• _THE TASK_
Give an exact transcription of every line, dropping the images.

■ ■ ■ ■ ■

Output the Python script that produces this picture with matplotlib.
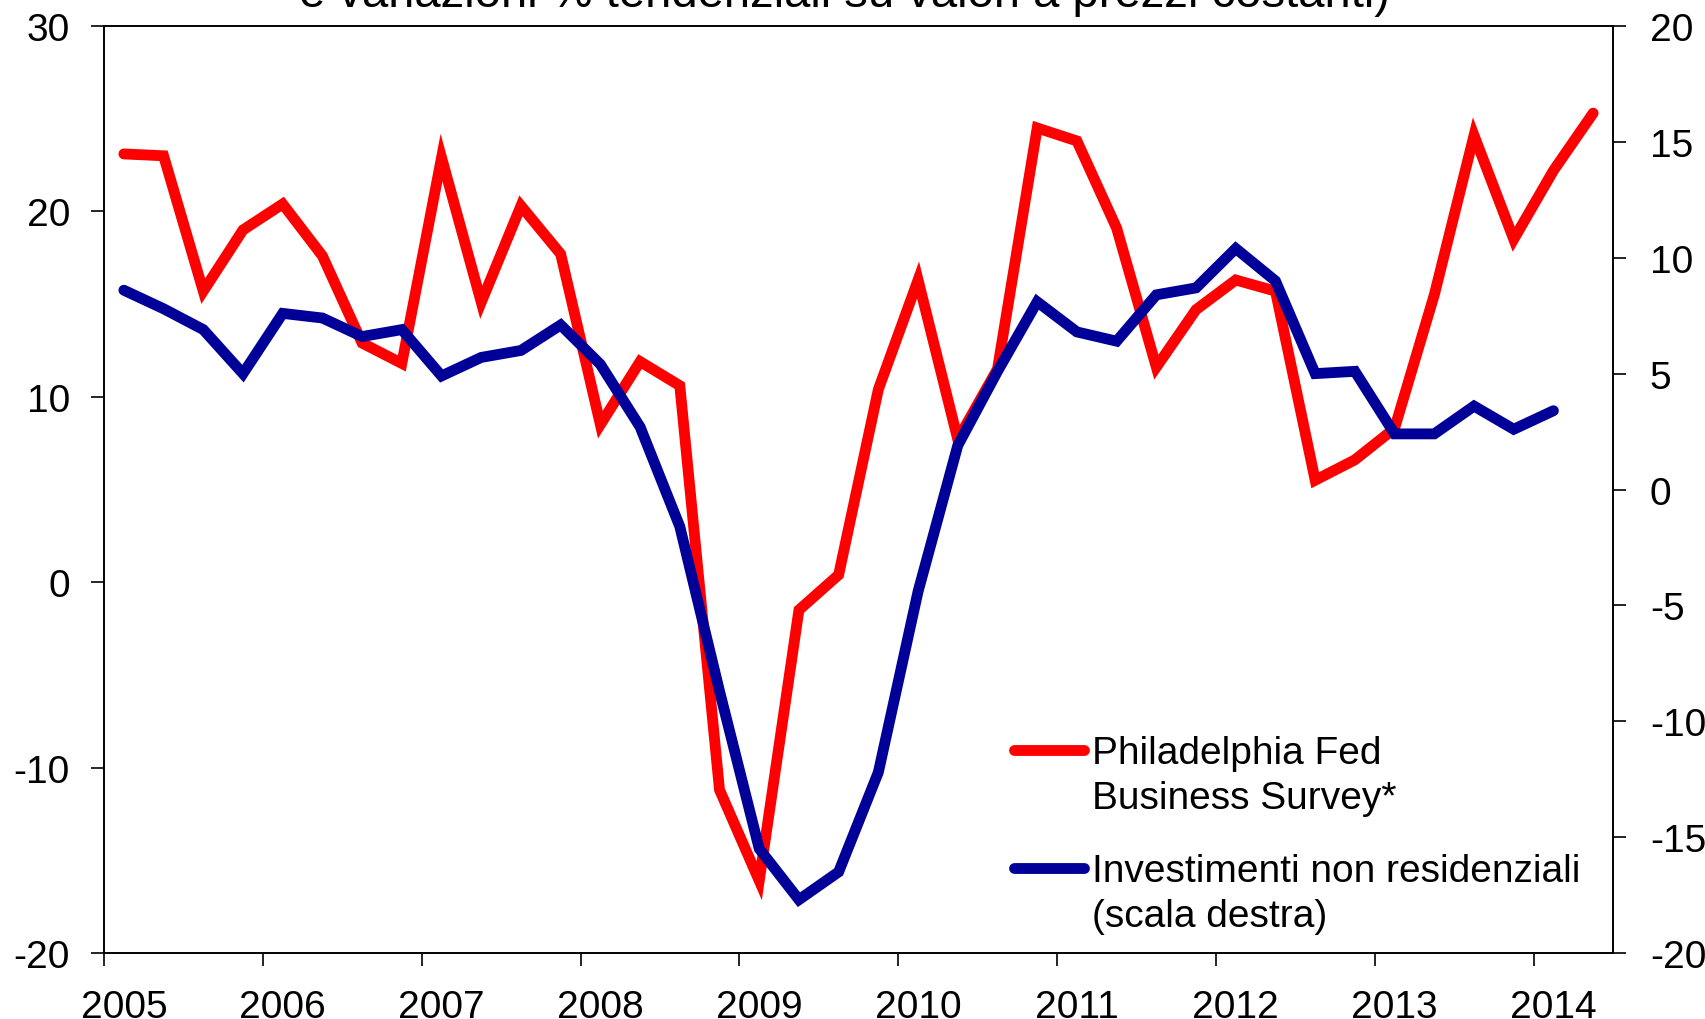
import numpy as np
import matplotlib
matplotlib.use("Agg")
import matplotlib.pyplot as plt
from matplotlib.legend_handler import HandlerLine2D

plt.rcParams['font.family'] = ['Liberation Sans', 'DejaVu Sans']
plt.rcParams['axes.unicode_minus'] = False

# trimestrale, 2005T1 - 2014T2
years = ['2005', '2006', '2007', '2008', '2009', '2010', '2011', '2012', '2013', '2014']
philly = [23.1, 23.0, 15.7, 19.0, 20.4, 17.6, 12.9, 11.8, 22.9, 15.1,
          20.3, 17.7, 8.5, 11.9, 10.6, -11.2, -16.1, -1.5, 0.4, 10.4,
          16.3, 7.7, 11.5, 24.5, 23.8, 19.1, 11.6, 14.7, 16.3, 15.7,
          5.5, 6.6, 8.3, 15.5, 24.1, 18.5, 22.2, 25.3]
invest = [8.6, 7.8, 6.9, 5.0, 7.6, 7.4, 6.6, 6.9, 4.9, 5.7,
          6.0, 7.1, 5.4, 2.7, -1.6, -8.7, -15.5, -17.7, -16.5, -12.2,
          -4.4, 1.9, 5.1, 8.1, 6.8, 6.4, 8.4, 8.7, 10.4, 9.0,
          5.0, 5.1, 2.4, 2.4, 3.6, 2.6, 3.4]
title_txt = "e variazioni % tendenziali su valori a prezzi costanti)"
lab_red = "Philadelphia Fed\nBusiness Survey*"
lab_blue = "Investimenti non residenziali\n(scala destra)"

FS = 28


class TopLine(HandlerLine2D):
    # sposta il tratto in legenda sulla prima riga del testo
    def __init__(self, shift, **kw):
        super().__init__(**kw)
        self.shift = shift

    def create_artists(self, legend, orig_handle, xdescent, ydescent, width, height, fontsize, trans):
        arts = super().create_artists(legend, orig_handle, xdescent, ydescent, width, height, fontsize, trans)
        for a in arts:
            a.set_ydata(np.asarray(a.get_ydata()) + self.shift * fontsize)
        return arts


fig = plt.figure(figsize=(17.06, 10.2), dpi=100)
ax = fig.add_axes([0.06096, 0.0647, 0.88453, 0.90882])
ax2 = ax.twinx()

x1 = np.arange(len(philly))
x2 = np.arange(len(invest))
l1, = ax.plot(x1, philly, color='#FF0000', lw=7.8, solid_capstyle='round', solid_joinstyle='miter')
l2, = ax2.plot(x2, invest, color='#000099', lw=7.8, solid_capstyle='round', solid_joinstyle='miter')

ax.set_xlim(-0.5, len(philly) - 0.5)
ax.set_ylim(-20, 30)
ax.set_yticks([30, 20, 10, 0, -10, -20])
ax2.set_ylim(-20, 20)
ax2.set_yticks(np.arange(-20, 21, 5))

ax.set_xticks(np.arange(-0.5, len(philly), 4))
ax.set_xticklabels([])
ax.set_xticks(np.arange(0, len(philly), 4), minor=True)
ax.set_xticklabels(years, minor=True)
ax.tick_params(axis='x', which='major', direction='out', length=9.5, width=1.2)
ax.tick_params(axis='x', which='minor', length=0, pad=26, labelsize=FS)
ax.tick_params(axis='y', direction='out', length=9.5, width=1.2, pad=15, labelsize=FS)
ax2.tick_params(axis='y', direction='out', length=9.5, width=1.2, pad=17, labelsize=FS)
for a in (ax, ax2):
    for s in a.spines.values():
        s.set_linewidth(1.2)

leg = ax2.legend([l1, l2], [lab_red, lab_blue], loc='upper left', bbox_to_anchor=(0.603, 0.235),
                 frameon=False, fontsize=FS, borderpad=0, borderaxespad=0, handlelength=1.8,
                 handletextpad=0.2, labelspacing=0.95,
                 handler_map={l1: TopLine(0.66), l2: TopLine(0.66)})
for t in leg.get_texts():
    t.set_linespacing(1.32)

fig.text(0.4947, 1 - 7 / 1020, title_txt, ha='center', va='baseline', fontsize=34)

fig.savefig('out.png', dpi=100)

■ ■ ■ ■ ■

• _CORRECT ANSWER_
Output the Python script that produces this picture with matplotlib.
import numpy as np
import matplotlib
matplotlib.use("Agg")
import matplotlib.pyplot as plt
from matplotlib.legend_handler import HandlerLine2D

plt.rcParams['font.family'] = ['Liberation Sans', 'DejaVu Sans']
plt.rcParams['axes.unicode_minus'] = False

# trimestrale, 2005T1 - 2014T2
years = ['2005', '2006', '2007', '2008', '2009', '2010', '2011', '2012', '2013', '2014']
philly = [23.1, 23.0, 15.7, 19.0, 20.4, 17.6, 12.9, 11.8, 22.9, 15.1,
          20.3, 17.7, 8.5, 11.9, 10.6, -11.2, -16.1, -1.5, 0.4, 10.4,
          16.3, 7.7, 11.5, 24.5, 23.8, 19.1, 11.6, 14.7, 16.3, 15.7,
          5.5, 6.6, 8.3, 15.5, 24.1, 18.5, 22.2, 25.3]
invest = [8.6, 7.8, 6.9, 5.0, 7.6, 7.4, 6.6, 6.9, 4.9, 5.7,
          6.0, 7.1, 5.4, 2.7, -1.6, -8.7, -15.5, -17.7, -16.5, -12.2,
          -4.4, 1.9, 5.1, 8.1, 6.8, 6.4, 8.4, 8.7, 10.4, 9.0,
          5.0, 5.1, 2.4, 2.4, 3.6, 2.6, 3.4]
title_txt = "e variazioni % tendenziali su valori a prezzi costanti)"
lab_red = "Philadelphia Fed\nBusiness Survey*"
lab_blue = "Investimenti non residenziali\n(scala destra)"

FS = 28


class TopLine(HandlerLine2D):
    # sposta il tratto in legenda sulla prima riga del testo
    def __init__(self, shift, **kw):
        super().__init__(**kw)
        self.shift = shift

    def create_artists(self, legend, orig_handle, xdescent, ydescent, width, height, fontsize, trans):
        arts = super().create_artists(legend, orig_handle, xdescent, ydescent, width, height, fontsize, trans)
        for a in arts:
            a.set_ydata(np.asarray(a.get_ydata()) + self.shift * fontsize)
        return arts


fig = plt.figure(figsize=(17.06, 10.2), dpi=100)
ax = fig.add_axes([0.06096, 0.0647, 0.88453, 0.90882])
ax2 = ax.twinx()

x1 = np.arange(len(philly))
x2 = np.arange(len(invest))
l1, = ax.plot(x1, philly, color='#FF0000', lw=7.8, solid_capstyle='round', solid_joinstyle='miter')
l2, = ax2.plot(x2, invest, color='#000099', lw=7.8, solid_capstyle='round', solid_joinstyle='miter')

ax.set_xlim(-0.5, len(philly) - 0.5)
ax.set_ylim(-20, 30)
ax.set_yticks([30, 20, 10, 0, -10, -20])
ax2.set_ylim(-20, 20)
ax2.set_yticks(np.arange(-20, 21, 5))

ax.set_xticks(np.arange(-0.5, len(philly), 4))
ax.set_xticklabels([])
ax.set_xticks(np.arange(0, len(philly), 4), minor=True)
ax.set_xticklabels(years, minor=True)
ax.tick_params(axis='x', which='major', direction='out', length=9.5, width=1.2)
ax.tick_params(axis='x', which='minor', length=0, pad=26, labelsize=FS)
ax.tick_params(axis='y', direction='out', length=9.5, width=1.2, pad=15, labelsize=FS)
ax2.tick_params(axis='y', direction='out', length=9.5, width=1.2, pad=17, labelsize=FS)
for a in (ax, ax2):
    for s in a.spines.values():
        s.set_linewidth(1.2)

leg = ax2.legend([l1, l2], [lab_red, lab_blue], loc='upper left', bbox_to_anchor=(0.603, 0.235),
                 frameon=False, fontsize=FS, borderpad=0, borderaxespad=0, handlelength=1.8,
                 handletextpad=0.2, labelspacing=0.95,
                 handler_map={l1: TopLine(0.66), l2: TopLine(0.66)})
for t in leg.get_texts():
    t.set_linespacing(1.32)

fig.text(0.4947, 1 - 7 / 1020, title_txt, ha='center', va='baseline', fontsize=34)

fig.savefig('out.png', dpi=100)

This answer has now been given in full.